Rebecca and Ty note, "Eye-candy on parade!" Seriously. (And Ava and C.I. were the first to insist that the statement stays in.) A drunken Steve (Channing Tatum) is digging a ditch in Michelle's front yard in nothing but "skivvies, loose-fitting ones, lots of bun shots and bouncy-bouncy in the y-front" (Rebecca). For a movie with no sex scene, there's a lot of eye candy going on for the lovers of the male form. (Ty notes to check out the bun shots during Brandon and Steve's fight in the grave yard.)
For lovers of good acting, go somewhere else. There's no good acting in Stop-Loss. "Good" is too mild a term. Ava and C.I. are always reluctant to credit a director with too much but when everyone involved (including Timothy Olyphant) give the strongest performances of their careers, you have to credit Peirce who knows how to bring out the best in actors.
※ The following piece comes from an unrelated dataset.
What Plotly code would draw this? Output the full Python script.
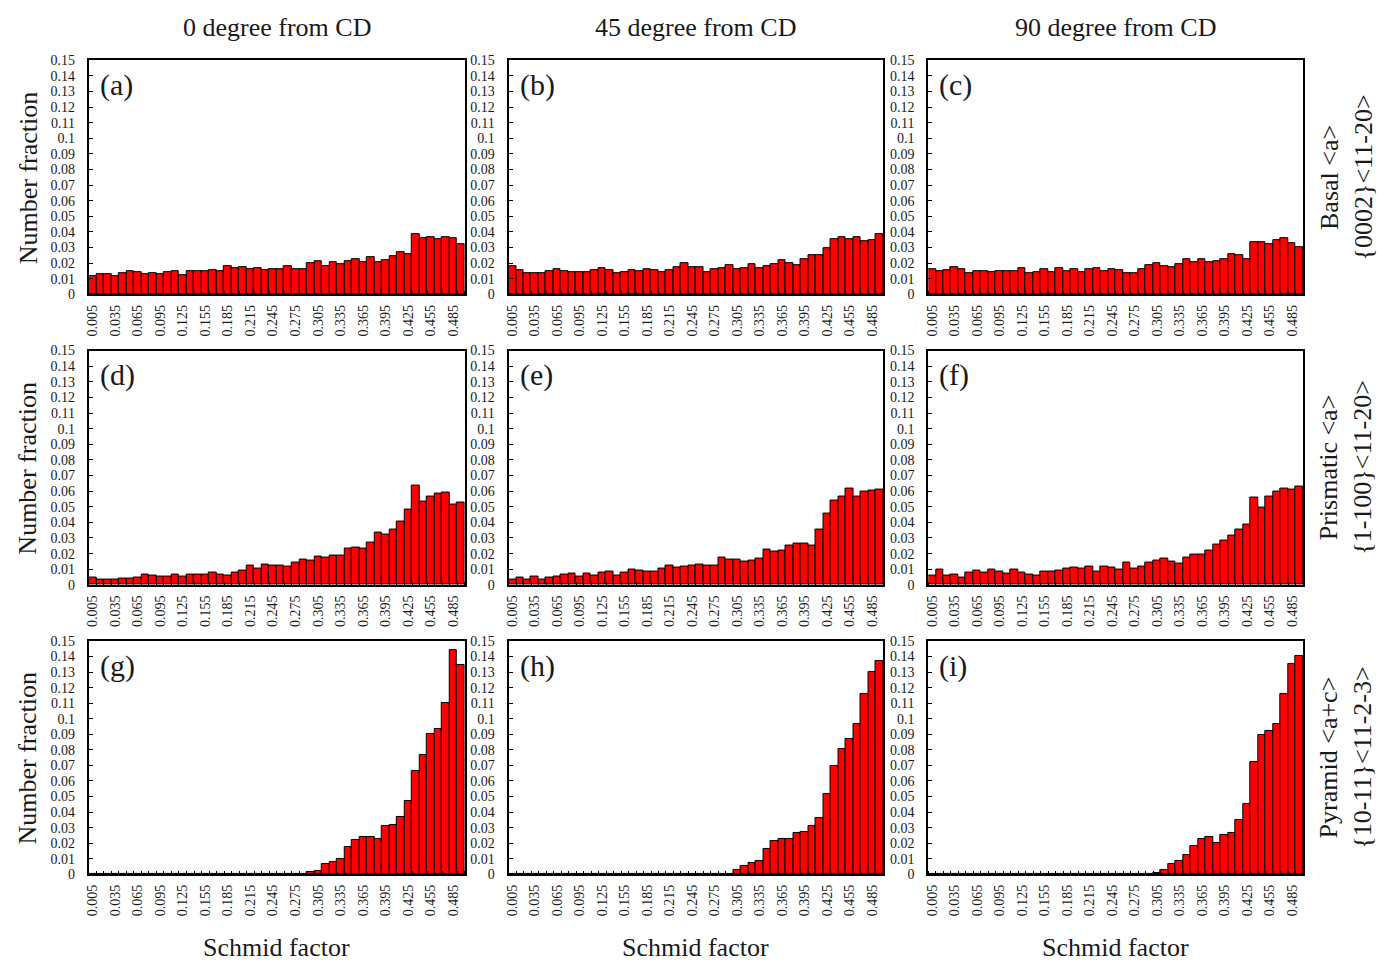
import plotly.graph_objects as go

# Bin centres of the Schmid factor histogram (0.005 ... 0.495)
bins = [round(0.005 + 0.01 * k, 3) for k in range(50)]
tick_labels = ["0.005", "0.035", "0.065", "0.095", "0.125", "0.155", "0.185", "0.215", "0.245",
               "0.275", "0.305", "0.335", "0.365", "0.395", "0.425", "0.455", "0.485"]
y_ticks = [0, 0.01, 0.02, 0.03, 0.04, 0.05, 0.06, 0.07, 0.08, 0.09, 0.1, 0.11, 0.12, 0.13, 0.14, 0.15]
y_ticktext = ["0", "0.01", "0.02", "0.03", "0.04", "0.05", "0.06", "0.07", "0.08", "0.09", "0.1",
              "0.11", "0.12", "0.13", "0.14", "0.15"]

col_titles = ["0 degree from CD", "45 degree from CD", "90 degree from CD"]
row_titles = ["Basal &lt;a&gt;<br>{0002}&lt;11-20&gt;",
              "Prismatic &lt;a&gt;<br>{1-100}&lt;11-20&gt;",
              "Pyramid &lt;a+c&gt;<br>{10-11}&lt;11-2-3&gt;"]
panel_labels = ["(a)", "(b)", "(c)", "(d)", "(e)", "(f)", "(g)", "(h)", "(i)"]

a_vals = [0.0120, 0.0133, 0.0133, 0.0114, 0.0138, 0.0150, 0.0144, 0.0130, 0.0138, 0.0130,
          0.0144, 0.0148, 0.0125, 0.0150, 0.0150, 0.0146, 0.0155, 0.0150, 0.0180, 0.0170,
          0.0174, 0.0160, 0.0170, 0.0157, 0.0160, 0.0160, 0.0184, 0.0165, 0.0165, 0.0200,
          0.0214, 0.0180, 0.0205, 0.0193, 0.0214, 0.0225, 0.0205, 0.0240, 0.0205, 0.0220,
          0.0244, 0.0273, 0.0256, 0.0383, 0.0360, 0.0370, 0.0356, 0.0370, 0.0360, 0.0324]
b_vals = [0.0180, 0.0153, 0.0136, 0.0136, 0.0136, 0.0150, 0.0162, 0.0150, 0.0145, 0.0140,
          0.0145, 0.0157, 0.0170, 0.0153, 0.0136, 0.0140, 0.0157, 0.0150, 0.0162, 0.0153,
          0.0140, 0.0157, 0.0177, 0.0198, 0.0174, 0.0174, 0.0145, 0.0162, 0.0166, 0.0187,
          0.0162, 0.0170, 0.0196, 0.0166, 0.0180, 0.0194, 0.0217, 0.0198, 0.0190, 0.0225,
          0.0249, 0.0249, 0.0298, 0.0357, 0.0370, 0.0357, 0.0368, 0.0343, 0.0347, 0.0383]
c_vals = [0.0162, 0.0151, 0.0157, 0.0174, 0.0160, 0.0136, 0.0151, 0.0151, 0.0143, 0.0151,
          0.0150, 0.0151, 0.0168, 0.0136, 0.0143, 0.0162, 0.0145, 0.0168, 0.0151, 0.0160,
          0.0145, 0.0164, 0.0168, 0.0150, 0.0164, 0.0155, 0.0134, 0.0138, 0.0164, 0.0185,
          0.0198, 0.0180, 0.0174, 0.0194, 0.0228, 0.0204, 0.0228, 0.0206, 0.0210, 0.0228,
          0.0257, 0.0249, 0.0223, 0.0336, 0.0336, 0.0325, 0.0347, 0.0362, 0.0330, 0.0302]
d_vals = [0.0048, 0.0034, 0.0034, 0.0034, 0.0040, 0.0040, 0.0046, 0.0063, 0.0057, 0.0050,
          0.0055, 0.0067, 0.0055, 0.0063, 0.0067, 0.0067, 0.0080, 0.0067, 0.0059, 0.0078,
          0.0090, 0.0122, 0.0107, 0.0130, 0.0126, 0.0126, 0.0118, 0.0143, 0.0162, 0.0158,
          0.0180, 0.0174, 0.0189, 0.0185, 0.0231, 0.0240, 0.0231, 0.0269, 0.0332, 0.0324,
          0.0355, 0.0405, 0.0485, 0.0634, 0.0531, 0.0565, 0.0582, 0.0590, 0.0515, 0.0525]
e_vals = [0.0032, 0.0044, 0.0036, 0.0055, 0.0036, 0.0049, 0.0053, 0.0066, 0.0074, 0.0055,
          0.0070, 0.0061, 0.0078, 0.0087, 0.0061, 0.0078, 0.0097, 0.0091, 0.0087, 0.0083,
          0.0106, 0.0121, 0.0112, 0.0117, 0.0125, 0.0129, 0.0121, 0.0125, 0.0172, 0.0161,
          0.0161, 0.0150, 0.0157, 0.0167, 0.0227, 0.0210, 0.0220, 0.0252, 0.0265, 0.0265,
          0.0250, 0.0352, 0.0458, 0.0542, 0.0564, 0.0619, 0.0564, 0.0595, 0.0604, 0.0612]
f_vals = [0.0059, 0.0097, 0.0059, 0.0065, 0.0048, 0.0078, 0.0093, 0.0078, 0.0101, 0.0084,
          0.0074, 0.0101, 0.0078, 0.0069, 0.0061, 0.0086, 0.0084, 0.0093, 0.0107, 0.0112,
          0.0103, 0.0114, 0.0082, 0.0120, 0.0112, 0.0101, 0.0141, 0.0105, 0.0120, 0.0145,
          0.0154, 0.0171, 0.0152, 0.0137, 0.0175, 0.0196, 0.0192, 0.0219, 0.0255, 0.0286,
          0.0314, 0.0354, 0.0385, 0.0556, 0.0497, 0.0564, 0.0600, 0.0615, 0.0610, 0.0627]
g_vals = [0, 0, 0, 0, 0, 0, 0, 0, 0, 0,
          0, 0, 0, 0, 0, 0, 0, 0, 0, 0,
          0, 0, 0, 0, 0, 0, 0, 0, 0, 0.0012,
          0.0020, 0.0068, 0.0076, 0.0101, 0.0173, 0.0218, 0.0241, 0.0237, 0.0228, 0.0311,
          0.0319, 0.0370, 0.0474, 0.0664, 0.0770, 0.0905, 0.0932, 0.1100, 0.1442, 0.1345]
h_vals = [0, 0, 0, 0, 0, 0, 0, 0, 0, 0,
          0, 0, 0, 0, 0, 0, 0, 0, 0, 0,
          0, 0, 0, 0, 0, 0, 0, 0, 0, 0,
          0.0025, 0.0053, 0.0074, 0.0083, 0.0163, 0.0214, 0.0229, 0.0225, 0.0263, 0.0271,
          0.0309, 0.0360, 0.0517, 0.0699, 0.0807, 0.0867, 0.0966, 0.1161, 0.1301, 0.1369]
i_vals = [0, 0, 0, 0, 0, 0, 0, 0, 0, 0,
          0, 0, 0, 0, 0, 0, 0, 0, 0, 0,
          0, 0, 0, 0, 0, 0, 0, 0, 0, 0.0005,
          0.0010, 0.0025, 0.0064, 0.0083, 0.0121, 0.0182, 0.0227, 0.0237, 0.0201, 0.0254,
          0.0267, 0.0352, 0.0449, 0.0725, 0.0894, 0.0920, 0.0968, 0.1159, 0.1354, 0.1403]

series = [a_vals, b_vals, c_vals, d_vals, e_vals, f_vals, g_vals, h_vals, i_vals]

W, H = 1378, 962
col_px = [(85, 462), (506, 882), (927, 1303)]
row_px = [(54, 292), (349, 587), (644, 881)]
FONT = "Liberation Serif"
TXT = "#1a1a1a"

fig = go.Figure()
label_vals = [bins[k] for k in range(0, 50, 3)]

for idx, vals in enumerate(series):
    r, c = divmod(idx, 3)
    n = idx + 1
    xname = "x" if n == 1 else f"x{n}"
    yname = "y" if n == 1 else f"y{n}"
    fig.add_trace(go.Bar(x=bins, y=vals, xaxis=xname, yaxis=yname,
                         marker=dict(color="#ff0000", line=dict(color="black", width=1)),
                         showlegend=False))
    x0, x1 = col_px[c]
    y0, y1 = row_px[r]
    xkey = "xaxis" if n == 1 else f"xaxis{n}"
    ykey = "yaxis" if n == 1 else f"yaxis{n}"
    fig.layout[xkey] = dict(
        domain=[x0 / W, x1 / W], anchor=yname, range=[0, 0.5],
        tickmode="array", tickvals=label_vals, ticktext=tick_labels, tickangle=-90,
        ticks="", showgrid=False, zeroline=False, ticklabelstandoff=3,
        showline=True, linecolor="black", linewidth=2, mirror=True,
        tickfont=dict(family=FONT, size=14, color=TXT),
        minor=dict(tickmode="linear", tick0=0, dtick=0.01, ticks="inside",
                   ticklen=3, tickcolor="black", tickwidth=1, showgrid=False),
    )
    fig.layout[ykey] = dict(
        domain=[1 - y1 / H, 1 - y0 / H], anchor=xname, range=[0, 0.15],
        tickmode="array", tickvals=y_ticks, ticktext=y_ticktext,
        ticks="inside", ticklen=4, tickcolor="black", tickwidth=1,
        showgrid=False, zeroline=False, ticklabelstandoff=9,
        showline=True, linecolor="black", linewidth=2, mirror=True,
        tickfont=dict(family=FONT, size=14, color=TXT),
    )
    fig.add_annotation(text=panel_labels[idx], xref="paper", yref="paper",
                       x=(x0 + 9) / W, y=1 - (y0 + 25) / H, xanchor="left", yanchor="middle",
                       showarrow=False, font=dict(family=FONT, size=30, color=TXT))

for c, t in enumerate(col_titles):
    x0, x1 = col_px[c]
    fig.add_annotation(text=t, xref="paper", yref="paper", x=(x0 + x1) / 2 / W, y=1 - 21 / H,
                       xanchor="center", yanchor="middle", showarrow=False,
                       font=dict(family=FONT, size=26, color=TXT))
    fig.add_annotation(text="Schmid factor", xref="paper", yref="paper",
                       x=(x0 + x1) / 2 / W, y=1 - 955 / H,
                       xanchor="center", yanchor="middle", showarrow=False,
                       font=dict(family=FONT, size=26, color=TXT))

for r, t in enumerate(row_titles):
    y0, y1 = row_px[r]
    fig.add_annotation(text="Number fraction", xref="paper", yref="paper", x=24 / W,
                       y=1 - (y0 + y1) / 2 / H, xanchor="center", yanchor="middle",
                       textangle=-90, showarrow=False,
                       font=dict(family=FONT, size=26, color=TXT))
    fig.add_annotation(text=t, xref="paper", yref="paper", x=1346 / W,
                       y=1 - (y0 + y1) / 2 / H, xanchor="center", yanchor="middle",
                       textangle=-90, showarrow=False,
                       font=dict(family=FONT, size=26, color=TXT))

fig.update_layout(width=W, height=H, margin=dict(l=0, r=0, t=0, b=0),
                  paper_bgcolor="white", plot_bgcolor="white", bargap=0)

fig.write_html("out.html")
And with Stop-Loss, she proves she can handle a big budget film. In only her second feature length movie, Peirce delivers as a director. This isn't a "I've made my mark, now let me tell what happened to me when I was young man story." She completely bypasses the sophomore slump and that's amazing when you start adding up the scenes she's shooting in terms of location and detail.
But most of all, Stop-Loss is a compelling movie that essays what happens when one person tries to make a break from everything told and taught -- and told and taught to do now. Like life, some movies don't have happy endings. The DVD offers eleven deleted scenes (which none of us have viewed, we haven't looked at any of the special features), a making-of featurette, commentary by director Peirce and her co-writer Mark Richard and "A Day in Boot Camp." Our DVDs (which were gifts and not purchased in a store) did not contain a booklet inside or even a single page that would note other releases. We're not sure that's true of all copies.
Moments we take away from the film? Michelle playing pool with a disabled veteran, Michelle at the bar doing shots of tequila, Brandon on the phone trying to reach a US Senator who won't take his call, Brandon always trying to make everything right (including following a bar fight), Tommy's funeral and Ida's face throughout the film.